#### Given instruction
Pictures should be excluded; otherwise, copy every entry exactly.

#### Available data
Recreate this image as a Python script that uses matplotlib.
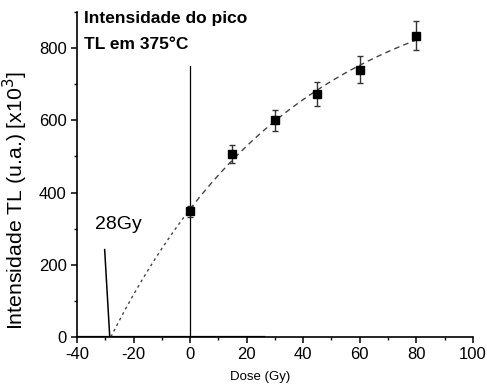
import numpy as np
import matplotlib
matplotlib.use("Agg")
import matplotlib.pyplot as plt
from matplotlib.ticker import MultipleLocator

plt.rcParams['font.family'] = ['Liberation Sans', 'DejaVu Sans']
plt.rcParams['axes.unicode_minus'] = False

dose = [0, 15, 30, 45, 60, 80]
intensity = [348, 507, 600, 673, 740, 835]
errors = [15, 25, 30, 33, 37, 40]
x_intercept = -28

fig = plt.figure(figsize=(4.87, 3.90), dpi=100)
ax = fig.add_axes([0.158, 0.136, 0.813, 0.833])

# saturating exponential fit y = A(1 - exp(-(x - x0)/k)) with x0 fixed at the intercept
d = np.array(dose, float)
yv = np.array(intensity, float)
best = None
for k in np.linspace(20, 300, 2801):
    f = 1 - np.exp(-(d - x_intercept) / k)
    A = np.dot(f, yv) / np.dot(f, f)
    r = np.sum((A * f - yv) ** 2)
    if best is None or r < best[0]:
        best = (r, A, k)
_, A, k = best
model = lambda x: A * (1 - np.exp(-(x - x_intercept) / k))
xf_fit = np.linspace(0, 80, 200)
xf_ext = np.linspace(x_intercept, 0, 100)
ax.plot(xf_fit, model(xf_fit), color='#444444', lw=1.0, ls=(0, (4, 3)))
ax.plot(xf_ext, model(xf_ext), color='#444444', lw=1.0, ls=(0, (2, 2.5)))

ax.errorbar(dose, intensity, yerr=errors, fmt='s', color='black', ms=5.5,
            ecolor='#333333', elinewidth=1.0, capsize=2.5, capthick=1.0, zorder=5)

ax.plot([0, 0], [0, 750], color='black', lw=0.9)
ax.plot([-40, 26], [0, 0], color='black', lw=1.6, zorder=1)
ax.plot([-30.2, -28.4], [242, 0], color='black', lw=1.1)
ax.text(-33.5, 298, '28Gy', fontsize=14)
ax.text(-37.6, 902, 'Intensidade do pico\nTL em 375°C', fontsize=12.5, fontweight='bold',
        va='top', linespacing=1.85)

ax.set_xlim(-40, 100)
ax.set_ylim(0, 900)
ax.xaxis.set_major_locator(MultipleLocator(20))
ax.xaxis.set_minor_locator(MultipleLocator(10))
ax.yaxis.set_major_locator(MultipleLocator(200))
ax.yaxis.set_minor_locator(MultipleLocator(100))
ax.set_yticks([0, 200, 400, 600, 800])
for s in ['top', 'right']:
    ax.spines[s].set_visible(False)
ax.spines['left'].set_linewidth(1.2)
ax.spines['bottom'].set_linewidth(1.2)
ax.tick_params(axis='both', which='major', direction='out', length=4, width=1.1, labelsize=12)
ax.tick_params(axis='both', which='minor', direction='out', length=2.5, width=1.0)
ax.set_xlabel('Dose (Gy)', fontsize=9.5, labelpad=3)
ax.xaxis.set_label_coords(0.462, -0.105)
ax.set_ylabel('Intensidade TL (u.a.) [x10$^3$]', fontsize=15.3)
ax.yaxis.set_label_coords(-0.119, 0.42)

fig.savefig('out.png', dpi=100)
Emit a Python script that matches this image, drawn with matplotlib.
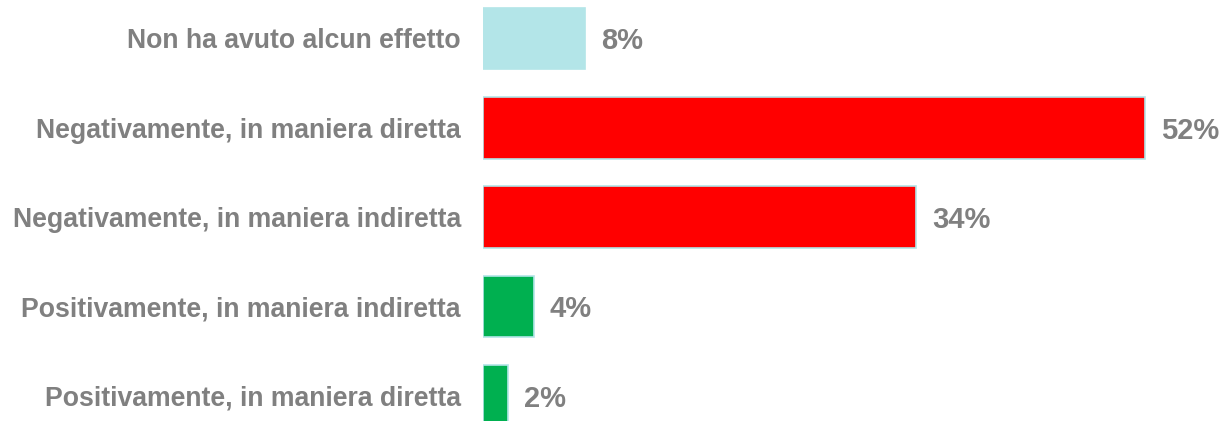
import matplotlib
matplotlib.use("Agg")
import matplotlib.pyplot as plt

categorie = ["Non ha avuto alcun effetto",
             "Negativamente, in maniera diretta",
             "Negativamente, in maniera indiretta",
             "Positivamente, in maniera indiretta",
             "Positivamente, in maniera diretta"]
valori = [8, 52, 34, 4, 2]
colori = ["#B3E5E8", "#FF0000", "#FF0000", "#00B050", "#00B050"]

plt.rcParams['font.family'] = ['Liberation Sans', 'DejaVu Sans']

fig = plt.figure(figsize=(12.28, 4.21), dpi=100)
fig.patch.set_facecolor('white')
ax = fig.add_axes([483/1228, 0, 1 - 483/1228, 1])

pos = list(range(len(valori)))
ax.barh(pos, valori, height=0.69, color=colori, edgecolor="#B3E5E8", linewidth=1.2)

for p, v in zip(pos, valori):
    ax.annotate(f"{v}%", xy=(v, p), xytext=(16, -3), textcoords='offset pixels',
                va='center', ha='left', fontsize=21, fontweight='bold', color='#808080')

ax.set_xlim(0, 58.5)
ax.set_ylim(4.283, -0.431)
ax.set_yticks(pos)
ax.set_yticklabels(categorie, fontsize=19.2, fontweight='bold', color='#808080')
ax.tick_params(axis='y', length=0, pad=16)
ax.set_xticks([])
for s in ax.spines.values():
    s.set_visible(False)

fig.savefig("out.png", dpi=100, facecolor='white')
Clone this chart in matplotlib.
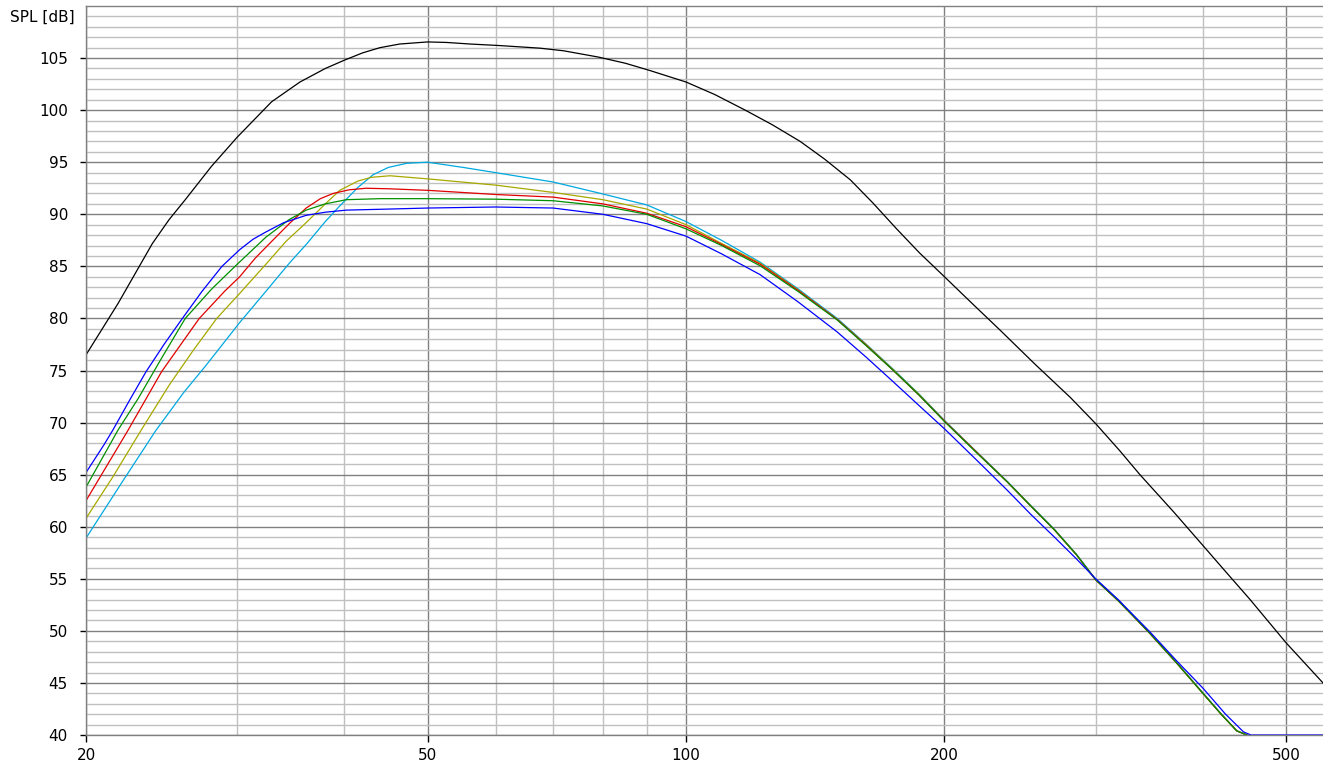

#### Answer for the task
Recreate this image as a Python script that uses matplotlib.
import numpy as np
import matplotlib
matplotlib.use("Agg")
import matplotlib.pyplot as plt
from matplotlib.ticker import MultipleLocator

plt.rcParams['font.family'] = ['Liberation Sans', 'DejaVu Sans']
plt.rcParams['axes.unicode_minus'] = False

dose = [0, 15, 30, 45, 60, 80]
intensity = [348, 507, 600, 673, 740, 835]
errors = [15, 25, 30, 33, 37, 40]
x_intercept = -28

fig = plt.figure(figsize=(4.87, 3.90), dpi=100)
ax = fig.add_axes([0.158, 0.136, 0.813, 0.833])

# saturating exponential fit y = A(1 - exp(-(x - x0)/k)) with x0 fixed at the intercept
d = np.array(dose, float)
yv = np.array(intensity, float)
best = None
for k in np.linspace(20, 300, 2801):
    f = 1 - np.exp(-(d - x_intercept) / k)
    A = np.dot(f, yv) / np.dot(f, f)
    r = np.sum((A * f - yv) ** 2)
    if best is None or r < best[0]:
        best = (r, A, k)
_, A, k = best
model = lambda x: A * (1 - np.exp(-(x - x_intercept) / k))
xf_fit = np.linspace(0, 80, 200)
xf_ext = np.linspace(x_intercept, 0, 100)
ax.plot(xf_fit, model(xf_fit), color='#444444', lw=1.0, ls=(0, (4, 3)))
ax.plot(xf_ext, model(xf_ext), color='#444444', lw=1.0, ls=(0, (2, 2.5)))

ax.errorbar(dose, intensity, yerr=errors, fmt='s', color='black', ms=5.5,
            ecolor='#333333', elinewidth=1.0, capsize=2.5, capthick=1.0, zorder=5)

ax.plot([0, 0], [0, 750], color='black', lw=0.9)
ax.plot([-40, 26], [0, 0], color='black', lw=1.6, zorder=1)
ax.plot([-30.2, -28.4], [242, 0], color='black', lw=1.1)
ax.text(-33.5, 298, '28Gy', fontsize=14)
ax.text(-37.6, 902, 'Intensidade do pico\nTL em 375°C', fontsize=12.5, fontweight='bold',
        va='top', linespacing=1.85)

ax.set_xlim(-40, 100)
ax.set_ylim(0, 900)
ax.xaxis.set_major_locator(MultipleLocator(20))
ax.xaxis.set_minor_locator(MultipleLocator(10))
ax.yaxis.set_major_locator(MultipleLocator(200))
ax.yaxis.set_minor_locator(MultipleLocator(100))
ax.set_yticks([0, 200, 400, 600, 800])
for s in ['top', 'right']:
    ax.spines[s].set_visible(False)
ax.spines['left'].set_linewidth(1.2)
ax.spines['bottom'].set_linewidth(1.2)
ax.tick_params(axis='both', which='major', direction='out', length=4, width=1.1, labelsize=12)
ax.tick_params(axis='both', which='minor', direction='out', length=2.5, width=1.0)
ax.set_xlabel('Dose (Gy)', fontsize=9.5, labelpad=3)
ax.xaxis.set_label_coords(0.462, -0.105)
ax.set_ylabel('Intensidade TL (u.a.) [x10$^3$]', fontsize=15.3)
ax.yaxis.set_label_coords(-0.119, 0.42)

fig.savefig('out.png', dpi=100)
Emit a Python script that matches this image, drawn with matplotlib.
import matplotlib
matplotlib.use("Agg")
import matplotlib.pyplot as plt

categorie = ["Non ha avuto alcun effetto",
             "Negativamente, in maniera diretta",
             "Negativamente, in maniera indiretta",
             "Positivamente, in maniera indiretta",
             "Positivamente, in maniera diretta"]
valori = [8, 52, 34, 4, 2]
colori = ["#B3E5E8", "#FF0000", "#FF0000", "#00B050", "#00B050"]

plt.rcParams['font.family'] = ['Liberation Sans', 'DejaVu Sans']

fig = plt.figure(figsize=(12.28, 4.21), dpi=100)
fig.patch.set_facecolor('white')
ax = fig.add_axes([483/1228, 0, 1 - 483/1228, 1])

pos = list(range(len(valori)))
ax.barh(pos, valori, height=0.69, color=colori, edgecolor="#B3E5E8", linewidth=1.2)

for p, v in zip(pos, valori):
    ax.annotate(f"{v}%", xy=(v, p), xytext=(16, -3), textcoords='offset pixels',
                va='center', ha='left', fontsize=21, fontweight='bold', color='#808080')

ax.set_xlim(0, 58.5)
ax.set_ylim(4.283, -0.431)
ax.set_yticks(pos)
ax.set_yticklabels(categorie, fontsize=19.2, fontweight='bold', color='#808080')
ax.tick_params(axis='y', length=0, pad=16)
ax.set_xticks([])
for s in ax.spines.values():
    s.set_visible(False)

fig.savefig("out.png", dpi=100, facecolor='white')
Clone this chart in matplotlib.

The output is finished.